“Help, I’m Drowning in 2 Week Sprints, Please Tell Me What not to Test”
This talk title speaks to me at such a profound level. Be warned, I may veer into tangent territory here. There are what I cal "swells" that come with sprint madness and sprint fatigue. It's never constant, it's like a set of waves that you would look to time. For those familiar with surfing, this likely makes sense. For those not familiar, waves tend to group together and swells grow and shrink. These series of increasing and decreasing waves are referred to as "sets" and the goal is to time the set that feels good to you. Too early and you don't catch a wave. Too late and the wave wipes you out. In between is the rideable waves to drop in.
Sprints are the software mental metaphor that goes with "timing the waves" but the problem is that the timing of sprints is constant, but wave sets are not. Likewise, even figuring out what matters for a sprint may take more or less time any given sprint. Tasks like backlog grooming, story workshops, sprint planning, etc. all come down to making sure that we have an understanding of what matters and what's actually available to us.
Risk-based testing is the idea that we focus our attention on the areas that present the most potential danger and we work to mitigate that. We all know (or should know) that we can't get to everything. Thus we need to focus on the areas that really matter.

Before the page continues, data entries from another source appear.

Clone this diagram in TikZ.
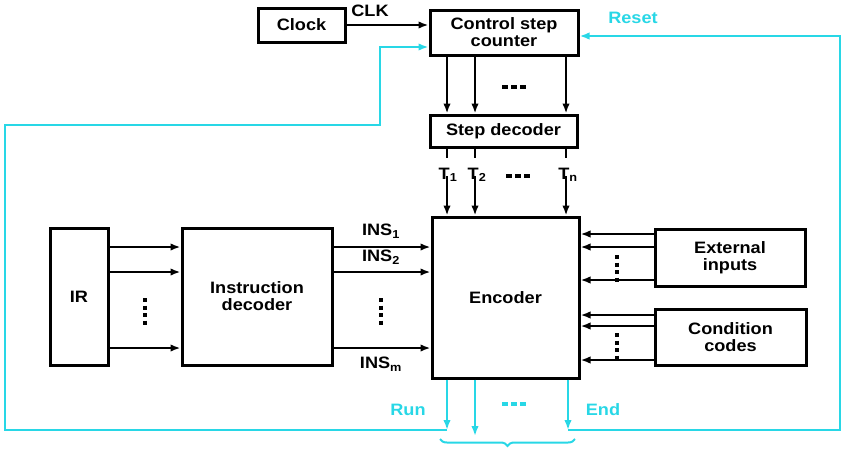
\documentclass[tikz,border=0pt]{standalone}
\usepackage{fontspec}
\setmainfont{Liberation Sans}[FakeStretch=1.1]
\usetikzlibrary{arrows.meta,decorations.pathreplacing}
\definecolor{cy}{RGB}{40,215,230}
\begin{document}
\begin{tikzpicture}[x=1pt,y=-1pt,
  font=\fontsize{16.5}{17}\selectfont\bfseries,
  box/.style={draw,line width=3pt,align=center,inner sep=0pt},
  arr/.style={line width=2.5pt,-{Latex[length=10pt,width=7.5pt]}},
  ln/.style={line width=2.5pt},
  carr/.style={cy,line width=2.6pt,-{Latex[length=10pt,width=7.5pt]}},
  lbl/.style={inner sep=0pt},
  vdots/.style={line width=3.5pt,dash pattern=on 4pt off 3.5pt},
  hdots/.style={line width=4pt,dash pattern=on 6pt off 3pt}]
\useasboundingbox (0,0) rectangle (843,450);
% boxes
\node[box,minimum width=87pt,minimum height=34pt] (clock) at (301.5,25) {Clock};
\node[box,minimum width=148pt,minimum height=45pt] (csc) at (504,32.5) {Control step\\counter};
\node[box,minimum width=147pt,minimum height=32pt] (sd) at (503.5,131) {Step decoder};
\node[box,minimum width=147pt,minimum height=161pt] (enc) at (505.5,297.5) {Encoder};
\node[box,minimum width=58pt,minimum height=137pt] (ir) at (79,296.5) {IR};
\node[box,minimum width=150pt,minimum height=137pt] (id) at (257,296.5) {Instruction\\decoder};
\node[box,minimum width=150pt,minimum height=57pt] (ext) at (730,257.5) {External\\inputs};
\node[box,minimum width=151pt,minimum height=56pt] (cc) at (730.5,337) {Condition\\codes};
% labels
\node[lbl] (clk) at (370,11) {CLK};
\node[lbl,text=cy] (reset) at (633,18) {Reset};
\node[lbl] (t1) at (448,175) {T\textsubscript{1}};
\node[lbl] (t2) at (477,175) {T\textsubscript{2}};
\node[lbl] (tn) at (568,175) {T\textsubscript{n}};
\node[lbl] (ins1) at (381,231) {INS\textsubscript{1}};
\node[lbl] (ins2) at (381,257) {INS\textsubscript{2}};
\node[lbl] (insm) at (381,364) {INS\textsubscript{m}};
\node[lbl,text=cy] (run) at (408,410) {Run};
\node[lbl,text=cy] (endl) at (603,410) {End};
% clock
\draw[arr] (clock.east) -- (clock.east -| csc.west);
% csc to step decoder
\foreach \x in {447,475,566}{
  \draw[arr] (csc.south -| \x,0) -- (sd.north -| \x,0);
}
\draw[hdots] (502,87) -- (526,87);
% step decoder to T labels to encoder
\coordinate (k1) at (447,158);
\coordinate (k2) at (475,158);
\coordinate (kn) at (566,158);
\draw[ln] (sd.south -| k1) -- (k1);
\draw[ln] (sd.south -| k2) -- (k2);
\draw[ln] (sd.south -| kn) -- (kn);
\draw[arr] ([yshift=6pt]t1.south -| k1) -- (enc.north -| k1);
\draw[arr] ([yshift=6pt]t2.south -| k2) -- (enc.north -| k2);
\draw[arr] ([yshift=6pt]tn.south -| kn) -- (enc.north -| kn);
\draw[hdots] (506,176) -- (530,176);
% IR to ID to encoder
\foreach \y in {247,272,348}{
  \draw[arr] (ir.east |- 0,\y) -- (id.west |- 0,\y);
  \draw[arr] (id.east |- 0,\y) -- (enc.west |- 0,\y);
}
\draw[vdots] (145,298) -- (145,326);
\draw[vdots] (381,298) -- (381,326);
% external / condition
\foreach \y in {234,247,280}{
  \draw[arr] (ext.west |- 0,\y) -- (enc.east |- 0,\y);
}
\foreach \y in {315,326,360}{
  \draw[arr] (cc.west |- 0,\y) -- (enc.east |- 0,\y);
}
\draw[vdots] (617,255) -- (617,283);
\draw[vdots] (617,333) -- (617,361);
% bottom outputs
\coordinate (runb) at (447,430);
\coordinate (midb) at (475,430);
\coordinate (endb) at (568,430);
\draw[carr] (enc.south -| runb) -- (runb);
\draw[carr] (enc.south -| midb) -- ([yshift=-6pt]midb);
\draw[carr] (enc.south -| endb) -- (endb);
\draw[cy,line width=4pt,dash pattern=on 6pt off 3pt] (502,404) -- (526,404);
% feedback loops
\draw[carr] (runb) -- (5,430) -- (5,125) -- (380,125) -- (380,47) -- (csc.west |- 0,47);
\draw[carr] (endb) -- (840,430) -- (840,36) -- (csc.east |- 0,36);
% brace
\draw[cy,line width=2pt,decorate,decoration={brace,mirror,amplitude=7pt}] (440,439) -- (575,439);
\end{tikzpicture}
\end{document}
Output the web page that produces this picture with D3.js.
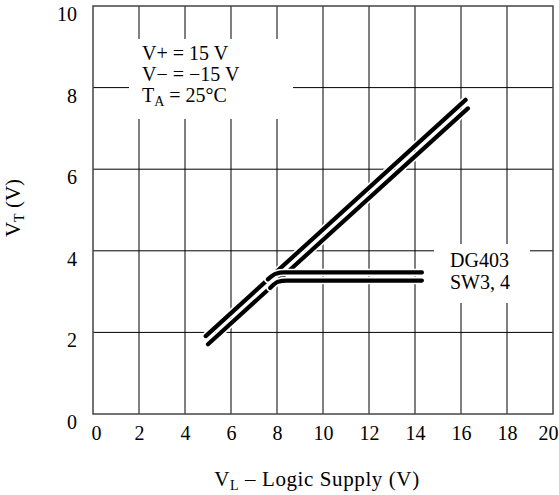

Mary recommends that we place emphasis on testing ideas. Testing ideas should go beyond the acceptance criteria. We can easily be swayed to think that focusing on the acceptance criteria is the best use of our time but often, we discover that with a little additional looking, we can find a variety of problems that simply looking at acceptance criteria won't cover. We also need to be aware that we can also range far afield, perhaps too far afield if we are not mindful. Test ideas are helpful but don't just play "what if" without asking the most basic question of "which would be the riskiest area if we weren't to address?"
An area that I find that happens (tangent time) is that I will be testing something and find that we have to deal with an issue related to our product ut has nothing to do with stories in play. As I am the owner of our CI/CD pipeline (note: that doesn't mean I'm the expert, just that I own it and I am the one responsible for it working properly). If something happens to our CI/CD pipeline, who do you think is the first person to spring into firefight mode? Are you guessing me? Congratulations! In a sprint, I don't have the luxury of saying "oh, sorry, I can't deal with pipeline issues, I have to finish testing these stories". Therefore, any time I have issues such as a pipeline problem that needs to be addressed, I immediately put a spike into the sprint. I do my best to consider how much time it will take and if I can handle it myself (often the case) or if I need to pull in development or ops resources (also often the case). What happens over time is that we get a clearer picture of not just actual testing focus but also the legitimate interruptions that are real and necessary to deal with. In a sprint, there is a finite amount of time and attention any of us can spend. Time and attention spent on one area necessitate that it is not spent elsewhere and no, saying you'll stay up later to cover it is robbing your future self of effectiveness. If you are doing that, STOP IT!!!
Performing a test gap analysis is also helpful. In a perfect world, we have test cases, they've been defined and we have enough information to create automated tests around them as the functionality is coming together. Reality often proves to scuttle that ideal condition, or at least it means that we come up short a bunch. What we often discover is a range of technical debt. Areas may be well covered and easily documented with test cases and automated tests. Other areas may prove to be stubborn to this goal (it may be as simple as "this is an area where we need to spend some time to determine overall testability).
The Pareto Principle is a rule of thumb, it's not absolute. Still, the old adage that twenty percent of something is going to give you eighty percent of outcomes is remarkably resilient. That's why it's a rule of thumb in the first place.
Twenty percent of test ideas can help you find eight percent of the issues.
Twenty percent of the application features will be used by eighty percent of the customers.
What does this mean? It means you need to get a read on what's actually being used. Analytics and an understanding of them are essential. More important, using analytics on your test systems is important, not just the prod numbers. One thing that was driven home to me some time back was the fact that analytics need to be examined and the configurations need to be experimented with. Otherwise, yes, you can have analytics in place but do you actually know if you have them turned on in the right places? How would you know?
One more interesting avenue to consider is that you cannot test everything but you can come up with some interesting combinations. This is where the idea of all pairs or pairwise testing comes into play. Testers may be familiar with the all pairs terminology. It's basically an orthogonal array where you take a full matrix and from that matrix, you look at the unique pairs that can be created (some feature paired with some platform as an example). By looking for unique pairs, you can trim don a lot of the tests necessary. It's not perfect, and don't use it blindly. Some tests will require they be run for every supported platform and not doing so will be irresponsible. Still, prudent use of pairwise testing can be a huge help.